Omit all images. Transcribe the rest of the material below exactly.

____________

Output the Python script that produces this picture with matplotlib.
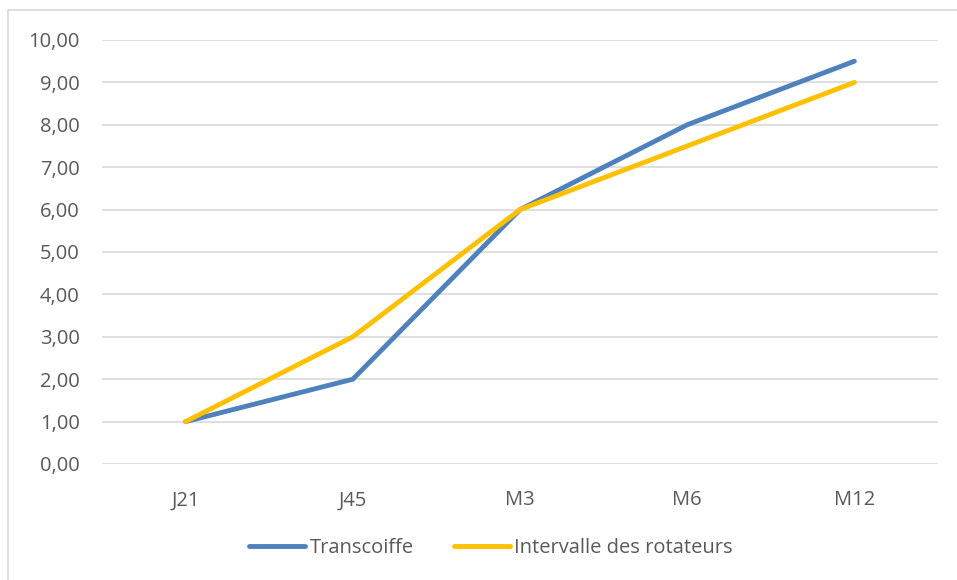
import matplotlib
matplotlib.use("Agg")
import matplotlib.pyplot as plt
from matplotlib.patches import Rectangle

categories = ["J21", "J45", "M3", "M6", "M12"]
transcoiffe = [1, 2, 6, 8, 9.5]
intervalle = [1, 3, 6, 7.5, 9]
yticks = [0, 1, 2, 3, 4, 5, 6, 7, 8, 9, 10]

plt.rcParams['font.family'] = ['Open Sans', 'DejaVu Sans']
txt = '#595959'
fs = 14.5

fig = plt.figure(figsize=(9.57, 5.8), dpi=100)
fig.patches.append(Rectangle((8/957, -0.1), 1.2, 1 - 10/580 + 0.1, transform=fig.transFigure,
                             fill=False, edgecolor='#d9d9d9', linewidth=1.2))
ax = fig.add_axes([102/957, 1 - 464/580, (938 - 102)/957, (464 - 40)/580])
x = list(range(len(categories)))
ax.plot(x, transcoiffe, color='#4f81bd', lw=3.5, solid_capstyle='round', label='Transcoiffe', zorder=3)
ax.plot(x, intervalle, color='#ffc000', lw=3.5, solid_capstyle='round', label='Intervalle des rotateurs', zorder=3)
ax.set_xlim(-0.5, len(categories) - 0.5)
ax.set_ylim(0, 10)
ax.set_yticks(yticks)
ax.set_yticklabels([f"{v:.2f}".replace('.', ',') for v in yticks], fontsize=fs, color=txt)
ax.set_xticks(x)
ax.set_xticklabels(categories, fontsize=fs, color=txt)
ax.tick_params(length=0)
ax.tick_params(axis='y', pad=16)
ax.tick_params(axis='x', pad=19)
ax.grid(axis='y', color='#d9d9d9', lw=1.2)
ax.set_axisbelow(True)
for s in ax.spines.values():
    s.set_visible(False)
leg = fig.legend(loc='center', bbox_to_anchor=(491/957, 1 - 548/580), ncol=2, frameon=False,
                 fontsize=fs, handlelength=2.8, handletextpad=0.2, columnspacing=2.0)
for t in leg.get_texts():
    t.set_color(txt)
fig.savefig('out.png', dpi=100)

____________

Correct answer |
Output the Python script that produces this picture with matplotlib.
import matplotlib
matplotlib.use("Agg")
import matplotlib.pyplot as plt
from matplotlib.patches import Rectangle

categories = ["J21", "J45", "M3", "M6", "M12"]
transcoiffe = [1, 2, 6, 8, 9.5]
intervalle = [1, 3, 6, 7.5, 9]
yticks = [0, 1, 2, 3, 4, 5, 6, 7, 8, 9, 10]

plt.rcParams['font.family'] = ['Open Sans', 'DejaVu Sans']
txt = '#595959'
fs = 14.5

fig = plt.figure(figsize=(9.57, 5.8), dpi=100)
fig.patches.append(Rectangle((8/957, -0.1), 1.2, 1 - 10/580 + 0.1, transform=fig.transFigure,
                             fill=False, edgecolor='#d9d9d9', linewidth=1.2))
ax = fig.add_axes([102/957, 1 - 464/580, (938 - 102)/957, (464 - 40)/580])
x = list(range(len(categories)))
ax.plot(x, transcoiffe, color='#4f81bd', lw=3.5, solid_capstyle='round', label='Transcoiffe', zorder=3)
ax.plot(x, intervalle, color='#ffc000', lw=3.5, solid_capstyle='round', label='Intervalle des rotateurs', zorder=3)
ax.set_xlim(-0.5, len(categories) - 0.5)
ax.set_ylim(0, 10)
ax.set_yticks(yticks)
ax.set_yticklabels([f"{v:.2f}".replace('.', ',') for v in yticks], fontsize=fs, color=txt)
ax.set_xticks(x)
ax.set_xticklabels(categories, fontsize=fs, color=txt)
ax.tick_params(length=0)
ax.tick_params(axis='y', pad=16)
ax.tick_params(axis='x', pad=19)
ax.grid(axis='y', color='#d9d9d9', lw=1.2)
ax.set_axisbelow(True)
for s in ax.spines.values():
    s.set_visible(False)
leg = fig.legend(loc='center', bbox_to_anchor=(491/957, 1 - 548/580), ncol=2, frameon=False,
                 fontsize=fs, handlelength=2.8, handletextpad=0.2, columnspacing=2.0)
for t in leg.get_texts():
    t.set_color(txt)
fig.savefig('out.png', dpi=100)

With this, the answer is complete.